Je suis différente et je n’accepte plus d’être prise en charge comme une marchandise, des pièces que l’on façonne sur une chaîne de travail, une chose que l’on cache immédiatement sous un peignoir très propre.
Celui-là ne me reverra pas.
Qui a cru me faire croire qu’il tentait de parler avec
moi, alors qu’il ne parlait qu’avec lui ? J’ai besoin de vrai dialogue et non d’un monologue à sens unique.

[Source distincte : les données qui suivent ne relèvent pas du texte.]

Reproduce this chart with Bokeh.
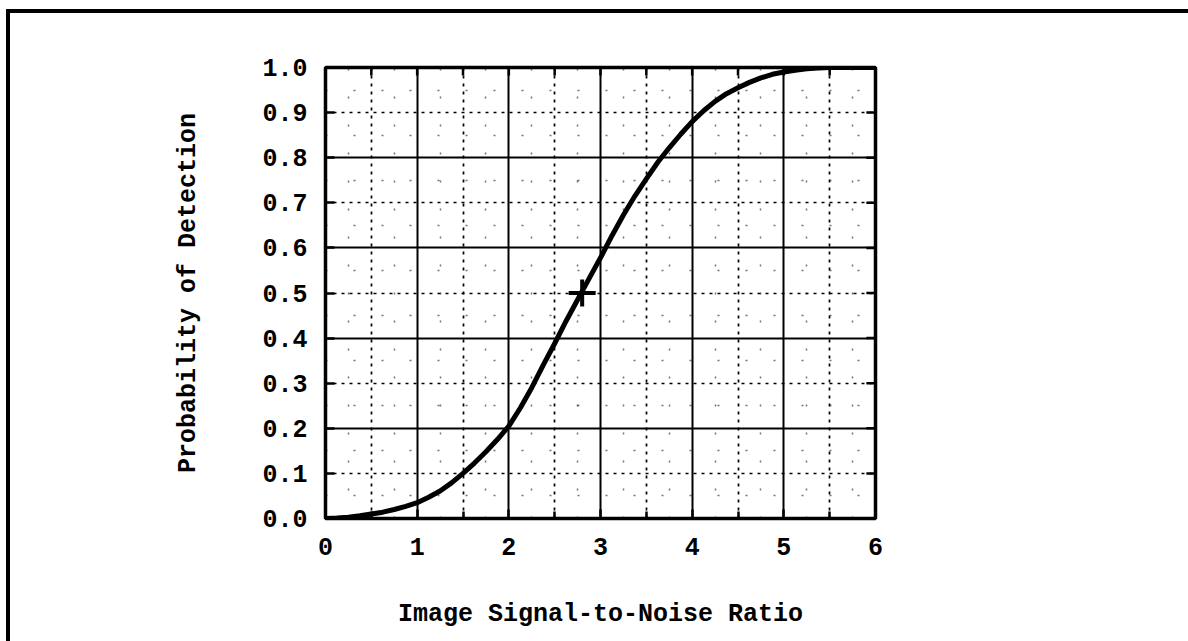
from bokeh.plotting import figure
from bokeh.models import FixedTicker, Grid, NumeralTickFormatter, Column
from bokeh.embed import file_html
from bokeh.resources import INLINE

# ---- data ----
snr = [0.0, 0.125, 0.25, 0.375, 0.5, 0.625, 0.75, 0.875,
       1.0, 1.125, 1.25, 1.375, 1.5, 1.625, 1.75, 1.875,
       2.0, 2.125, 2.25, 2.375, 2.5, 2.625, 2.75, 2.875,
       3.0, 3.125, 3.25, 3.375, 3.5, 3.625, 3.75, 3.875,
       4.0, 4.125, 4.25, 4.375, 4.5, 4.625, 4.75, 4.875,
       5.0, 5.125, 5.25, 5.375, 5.5, 5.75, 6.0]
pd_ = [0.000, 0.001, 0.003, 0.006, 0.010, 0.014, 0.020, 0.027,
       0.035, 0.047, 0.061, 0.079, 0.100, 0.123, 0.148, 0.175,
       0.205, 0.245, 0.290, 0.340, 0.388, 0.438, 0.485, 0.532,
       0.578, 0.627, 0.673, 0.715, 0.753, 0.790, 0.822, 0.852,
       0.880, 0.904, 0.925, 0.942, 0.955, 0.967, 0.977, 0.985,
       0.990, 0.994, 0.997, 0.999, 1.000, 1.000, 1.000]
mark_x = [2.8]
mark_y = [0.5]

x_ticks = [0, 1, 2, 3, 4, 5, 6]
x_half = [0.5, 1.5, 2.5, 3.5, 4.5, 5.5]
x_quarter = [0.25, 0.75, 1.25, 1.75, 2.25, 2.75, 3.25, 3.75, 4.25, 4.75, 5.25, 5.75]
y_ticks = [0.0, 0.1, 0.2, 0.3, 0.4, 0.5, 0.6, 0.7, 0.8, 0.9, 1.0]
y_solid = [0.2, 0.4, 0.6, 0.8]
y_dash = [0.1, 0.3, 0.5, 0.7, 0.9]
y_fine = [0.05, 0.15, 0.25, 0.35, 0.45, 0.55, 0.65, 0.75, 0.85, 0.95]

x_title = "Image Signal-to-Noise Ratio"
y_title = "Probability of Detection"

FONT = "Liberation Mono"
FS = "25px"
X0, X1, Y0, Y1 = 0, 6, 0, 1

p = figure(width=1188, height=641, x_range=(X0, X1), y_range=(Y0, Y1),
           output_backend="svg", toolbar_location=None,
           min_border_left=325, min_border_right=313,
           min_border_top=67, min_border_bottom=123,
           background_fill_color="white", border_fill_color=None)

p.outline_line_color = "black"
p.outline_line_width = 3.5

# grids
p.xgrid.ticker = FixedTicker(ticks=x_ticks[1:-1], minor_ticks=x_half)
p.xgrid.grid_line_color = "black"
p.xgrid.grid_line_width = 2
p.xgrid.minor_grid_line_color = "black"
p.xgrid.minor_grid_line_width = 1.7
p.xgrid.minor_grid_line_dash = "3 5"

p.ygrid.ticker = FixedTicker(ticks=y_solid, minor_ticks=y_dash)
p.ygrid.grid_line_color = "black"
p.ygrid.grid_line_width = 2
p.ygrid.minor_grid_line_color = "black"
p.ygrid.minor_grid_line_width = 1.7
p.ygrid.minor_grid_line_dash = "3 5"

gx = Grid(dimension=0, ticker=FixedTicker(ticks=x_quarter),
          grid_line_color="black", grid_line_alpha=0.55, grid_line_width=1.5,
          grid_line_dash="2 26")
gy = Grid(dimension=1, ticker=FixedTicker(ticks=y_fine),
          grid_line_color="black", grid_line_alpha=0.55, grid_line_width=1.5,
          grid_line_dash="2 26")
p.add_layout(gx)
p.add_layout(gy)

# axes
xa = p.xaxis[0]
xa.ticker = FixedTicker(ticks=x_ticks, minor_ticks=x_half)
ya = p.yaxis[0]
ya.ticker = FixedTicker(ticks=y_ticks)
ya.formatter = NumeralTickFormatter(format="0.0")

for ax in (xa, ya):
    ax.axis_line_color = None
    ax.major_tick_in = 9
    ax.major_tick_out = 0
    ax.minor_tick_in = 7
    ax.minor_tick_out = 0
    ax.major_tick_line_width = 2.5
    ax.minor_tick_line_width = 2.5
    ax.major_tick_line_color = "black"
    ax.minor_tick_line_color = "black"
    ax.major_label_text_font = FONT
    ax.major_label_text_font_size = FS
    ax.major_label_text_font_style = "bold"
    ax.major_label_text_color = "black"
    ax.axis_label_text_font = FONT
    ax.axis_label_text_font_size = FS
    ax.axis_label_text_font_style = "bold"
    ax.axis_label_text_color = "black"

xa.axis_label = x_title
xa.major_label_standoff = 19
xa.axis_label_standoff = 42
ya.axis_label = y_title
ya.major_label_standoff = 18
ya.axis_label_standoff = 56

# mirrored inward ticks on the top and right edges
top_x = x_ticks + x_half
p.segment(x0=top_x, y0=[Y1] * len(top_x), x1=top_x, y1=[Y1 - 0.018] * len(top_x),
          line_color="black", line_width=2.5)
p.segment(x0=[X1] * len(y_ticks), y0=y_ticks, x1=[X1 - 0.1] * len(y_ticks), y1=y_ticks,
          line_color="black", line_width=2.5)

# curve and marker
p.line(snr, pd_, line_color="black", line_width=5, line_join="round", line_cap="round")
p.scatter(mark_x, mark_y, marker="cross", size=27, line_color="black", line_width=4)

# top and left edge lines of the scanned page, as the background of a wrapping column
page = Column(children=[p], width=1200, height=641, styles={
    "background-color": "white",
    "background-image": "linear-gradient(black, black), linear-gradient(black, black)",
    "background-size": "1193px 4px, 4px 632px",
    "background-position": "7px 9px, 6px 9px",
    "background-repeat": "no-repeat",
    "overflow": "hidden",
})

open("out.html", "w").write(file_html(page, INLINE))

Comment pouvez-vous me comprendre si vous ne m’avez jamais regardé marcher ? Si vous n’avez pas vu les habits que je porte. Si vous n’avez pas tenté de découvrir ce qu’inconsciemment je désire et ce que je ne désire pas.
Mon « paraître » est le reflet de ma personnalité. On ne plaque pas sur moi une quelconque mode mais on adapte un savoir-faire à mon imaginaire.
Je ne veux pas d’un coiffeur qui m’impose une norme, celle de son point de vue.
Je veux un professionnel qui aura compris les traits de mon visage et tenté de saisir ma personnalité, qui saura si je veux, pour moi, jouer l’harmonie ou au contraire marquer la différence.
Que l’on ne me dise plus « Vous verrez, cela vous ira très bien ! », mais plutôt que l’on me demande : « Comment voulez-vous que l’on vous voit ? ».
Je veux que vous m’aidiez à m’imaginer.
Vous devez donc m’approcher autrement. Oublier un temps mes cheveux pour voir mon visage et toute ma personne. Vous devez savoir déchiffrer ces gestes inconscients, qui sont le reflet de ce que je suis prête à accepter ou à ne pas accepter.
Alors en me coiffant, vous pourrez réellement m’apporter autre chose, que ce soit chez moi, dans mon travail, dans mes voyages.
Peut-être alors cesserez-vous de perdre celle qui a tellement envie de vous être fidèle.